(Updates with preliminary closing prices)
By Sinéad Carew and Pranav Kashyap
July 9 (Reuters) - Wall Street indexes closed higher on
Wednesday after Federal Reserve meeting minutes fueled hopes
that inflation pressures from President Donald Trump's tariffs
would not derail interest rate cuts this year and the tech-heavy
Nasdaq led gains as Nvidia ( NVDA ) briefly reached a $4 trillion
valuation.
The minutes for the mid-June meeting showed that most Fed
officials said they expect rate cuts will be appropriate later
this year, with price shocks from Trump's import taxes expected
to be "temporary or modest." However, there was little support
for a rate cut at the end of July meeting.
Nvidia ( NVDA ) finished higher after it became the world's
first company to hit a $4 trillion market value on Wednesday
morning, solidifying its position as one of Wall Street's most
favored stocks to tap in the ongoing surge in demand for
artificial intelligence technologies.
"Fed officials suggested that they believe inflation will be
higher down the road. At the same time, many or most officials
suggested that they expect lower interest rates at some point
this year. Those two things don't match," said Chris Brigati,
chief investment officer at SWBC, an investment company in San
Antonio, Texas.
"Perhaps they're starting to put a little bit more weight
into what's going on with the labor market."
Besides Nvidia ( NVDA ), other market boosts came from megacap
companies including Microsoft Corp ( MSFT ) and Amazon.com ( AMZN )
.
"There's definitely a megacaps bias. ... To some extent it's a
flight to safety but not what you would traditionally think of
as a safety trade," said Kevin Gordon, senior investment
strategist at Charles Schwab. "From a trade standpoint it's not
like you're getting much clarity."
According to preliminary data, the S&P 500
gained 36.36 points, or 0.58%, to end at 6,261.88 points,
while the Nasdaq Composite gained 189.34 points, or
0.93%, to 20,607.23. The Dow Jones Industrial Average
rose 214.23 points, or 0.48%, to 44,450.53.

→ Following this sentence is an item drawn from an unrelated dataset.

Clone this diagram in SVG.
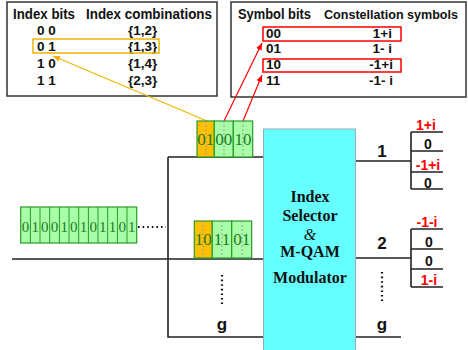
<svg xmlns="http://www.w3.org/2000/svg" width="468" height="350" viewBox="0 0 468 350">
<style>
.tb{fill:#fff;stroke:#333;stroke-width:1.5}
.th{font-family:"Liberation Sans",Arial,sans-serif;font-weight:bold;font-size:13.5px;fill:#111}
.hd{font-family:"Liberation Sans",Arial,sans-serif;font-weight:bold;font-size:14.5px;fill:#111}
.ln{stroke:#222;stroke-width:1.6;fill:none}
.g{fill:#a8ffa8;stroke:#2a9a2a;stroke-width:1.2}
.o{fill:#ffc000;stroke:#2a9a2a;stroke-width:1.2}
.dl{stroke:#999;stroke-width:1;stroke-dasharray:2 2}
.bt{font-family:"Liberation Serif","Times New Roman",serif;font-size:17px;fill:#1e7a1e;text-anchor:middle}
.bs{font-family:"Liberation Serif","Times New Roman",serif;font-size:15px;fill:#1e7a1e;text-anchor:middle}
.bx{font-family:"Liberation Serif","Times New Roman",serif;font-weight:bold;font-size:16px;fill:#111;text-anchor:middle}
.lb{font-family:"Liberation Sans",Arial,sans-serif;font-weight:bold;font-size:17px;fill:#111;text-anchor:middle}
.sv{font-family:"Liberation Sans",Arial,sans-serif;font-weight:bold;font-size:14px;text-anchor:middle}
.dot{stroke:#111;stroke-width:2.2;stroke-dasharray:1.6 3;fill:none}
</style>
<defs>
<marker id="ay" markerWidth="8" markerHeight="8" refX="7" refY="4" orient="auto" markerUnits="userSpaceOnUse"><path d="M0,1 L7,4 L0,7 z" fill="#f0b400"/></marker>
<marker id="ar" markerWidth="8" markerHeight="8" refX="7" refY="4" orient="auto" markerUnits="userSpaceOnUse"><path d="M0,1 L7,4 L0,7 z" fill="#f00"/></marker>
</defs>

<g id="index-table">
<rect class="tb" x="7" y="2" width="210" height="94"/>
<text class="hd" x="13" y="19" textLength="62" lengthAdjust="spacingAndGlyphs">Index bits</text>
<text class="hd" x="86" y="19" textLength="126" lengthAdjust="spacingAndGlyphs">Index combinations</text>
<text class="th" x="37" y="35">0 0</text><text class="th" x="128" y="35">{1,2}</text>
<text class="th" x="37" y="51">0 1</text><text class="th" x="128" y="51">{1,3}</text>
<text class="th" x="37" y="68">1 0</text><text class="th" x="128" y="68">{1,4}</text>
<text class="th" x="37" y="85">1 1</text><text class="th" x="128" y="85">{2,3}</text>
<rect x="33" y="39" width="126" height="14" fill="none" stroke="#f0b400" stroke-width="1.5"/>
</g>

<g id="symbol-table">
<rect class="tb" x="231" y="2" width="235" height="95"/>
<text class="hd" x="238" y="19" textLength="73" lengthAdjust="spacingAndGlyphs">Symbol bits</text>
<text class="hd" x="324" y="19" font-size="12.6" textLength="134" lengthAdjust="spacingAndGlyphs" style="font-size:12.6px">Constellation symbols</text>
<text class="th" x="266" y="38">00</text><text class="th" x="392" y="38" text-anchor="end">1+i</text>
<text class="th" x="266" y="53">01</text><text class="th" x="392" y="53" text-anchor="end">1- i</text>
<text class="th" x="266" y="69">10</text><text class="th" x="393" y="69" text-anchor="end">-1+i</text>
<text class="th" x="266" y="85">11</text><text class="th" x="393" y="85" text-anchor="end">-1- i</text>
<rect x="263" y="27" width="138" height="14" fill="none" stroke="#f00" stroke-width="1.5"/>
<rect x="263" y="59" width="138" height="13" fill="none" stroke="#f00" stroke-width="1.5"/>
</g>

<g id="connectors">
<path class="ln" d="M168,157 H263 M168,157 V337 H263 M12,259 H263"/>
<path class="ln" d="M355,161 H411 M411,132 V189 M411,132 H443 M411,151 H443 M411,172 H443 M411,189 H443"/>
<path class="ln" d="M355,258 H411 M411,229 V287 M411,229 H443 M411,249 H443 M411,269 H443 M411,287 H443"/>
<path class="ln" d="M355,337 H401"/>
<path class="dot" d="M138,227 H166"/>
<path class="dot" d="M222,275 V304"/>
<path class="dot" d="M382,272 V301"/>
<line x1="207" y1="121" x2="53" y2="56" stroke="#f0b400" stroke-width="1.2" marker-end="url(#ay)"/>
<line x1="224" y1="121" x2="262" y2="43" stroke="#f00" stroke-width="1.2" marker-end="url(#ar)"/>
<line x1="243" y1="121" x2="262" y2="75" stroke="#f00" stroke-width="1.2" marker-end="url(#ar)"/>
</g>

<g id="input-bits">
<rect class="g" x="20.7" y="207" width="116" height="36"/>
<g stroke="#2a9a2a" stroke-width="1">
<path d="M30.4,207V243M40,207V243M49.7,207V243M59.4,207V243M69,207V243M78.7,207V243M88.4,207V243M98,207V243M107.7,207V243M117.4,207V243M127,207V243"/>
</g>
<text class="bs" y="232"><tspan x="25.5">0</tspan><tspan x="35.2">1</tspan><tspan x="44.8">0</tspan><tspan x="54.5">0</tspan><tspan x="64.2">1</tspan><tspan x="73.8">0</tspan><tspan x="83.5">1</tspan><tspan x="93.2">0</tspan><tspan x="102.8">1</tspan><tspan x="112.5">1</tspan><tspan x="122.2">0</tspan><tspan x="131.8">1</tspan></text>
</g>

<g id="group1-bits">
<rect class="o" x="197" y="121" width="17.3" height="36"/>
<rect class="g" x="214.3" y="121" width="19" height="36"/>
<rect class="g" x="233.3" y="121" width="19.4" height="36"/>
<path class="dl" d="M206,121V157M224,121V157M243,121V157"/>
<text class="bt" x="205.7" y="145">01</text>
<text class="bt" x="223.8" y="145">00</text>
<text class="bt" x="243" y="145">10</text>
</g>

<g id="group2-bits">
<rect class="o" x="194.3" y="221" width="18" height="37"/>
<rect class="g" x="212.3" y="221" width="19.4" height="37"/>
<rect class="g" x="231.7" y="221" width="20" height="37"/>
<path class="dl" d="M203,221V258M222,221V258M242,221V258"/>
<text class="bt" x="203.3" y="245">10</text>
<text class="bt" x="222" y="245">11</text>
<text class="bt" x="241.7" y="245">01</text>
</g>

<g id="modulator">
<rect x="263.5" y="129" width="92" height="225" fill="#66ffff" stroke="#9ab" stroke-width="1"/>
<text class="bx" x="310" y="202">Index</text>
<text class="bx" x="310" y="221">Selector</text>
<text x="310" y="240" font-family="Liberation Serif,serif" font-style="italic" font-size="16" fill="#111" text-anchor="middle">&amp;</text>
<text class="bx" x="310" y="257">M-QAM</text>
<text class="bx" x="310" y="283">Modulator</text>
</g>

<g id="labels">
<text class="lb" x="382" y="157">1</text>
<text class="lb" x="382" y="249">2</text>
<text class="lb" x="382" y="330">g</text>
<text class="lb" x="222" y="330">g</text>
</g>

<g id="output1">
<text class="sv" x="426" y="130" fill="#f00">1+i</text>
<text class="sv" x="428" y="149" fill="#111">0</text>
<text class="sv" x="428" y="170" fill="#f00">-1+i</text>
<text class="sv" x="428" y="188" fill="#111">0</text>
</g>

<g id="output2">
<text class="sv" x="427" y="227" fill="#f00">-1-i</text>
<text class="sv" x="429" y="247" fill="#111">0</text>
<text class="sv" x="429" y="266" fill="#111">0</text>
<text class="sv" x="429" y="285" fill="#f00">1-i</text>
</g>
</svg>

While Wall Street indexes had fallen on trade jitters on
Monday, they have steadied since then, with analysts noting that
investors have become used to Trump's pattern of saber-rattling
on tariffs. And with the deadline for the latest tariffs pushed
to August 1, many are betting that negotiations will defuse the
trade war.
Trump on Wednesday issued letters to seven countries,
calling for tariffs of 30% on Algeria, Iraq, Libya and Sri
Lanka, 25% on Brunei and Moldova, and 20% on the
Philippines. The European Union has said it could reach an
outline trade agreement with the U.S. in the coming days.
On Tuesday, Trump had ramped up his trade offensive with
the announcement of a 50% tariff on copper and a vow to slap
long-threatened levies on semiconductors and pharmaceuticals. On
Monday, Trump
hit 14 trading partners
with a fresh wave of tariff warnings, including Japan and
South Korea.
"The market is becoming a little desensitized to the bad
news of tariffs. ... You had three months of still constructive
growth and things have not been that bad so the market's saying
maybe we can get through these tariffs," said SWBC's Brigati.
After last week's record closes for the S&P 500 and the Nasdaq -
buoyed by a surprisingly robust jobs report -investors are
turning their attention to Thursday's initial jobless claims for
the next pulse check on the labor market.
Among individual stocks, AES Corp ( AES ) rallied after
Bloomberg reported that the power provider was exploring
options, including a sale.
Boeing ( BA ) shares advanced as Susquehanna raised its
price target after the planemaker reported on Tuesday that its
airplane deliveries in June
increased
27% on a yearly basis.
UnitedHealth Group ( UNH ) shares slipped after the Wall
Street Journal reported that the U.S. Department of Justice was
investigating how the health insurer deployed doctors and nurses
to gather diagnoses that increased its Medicare payments.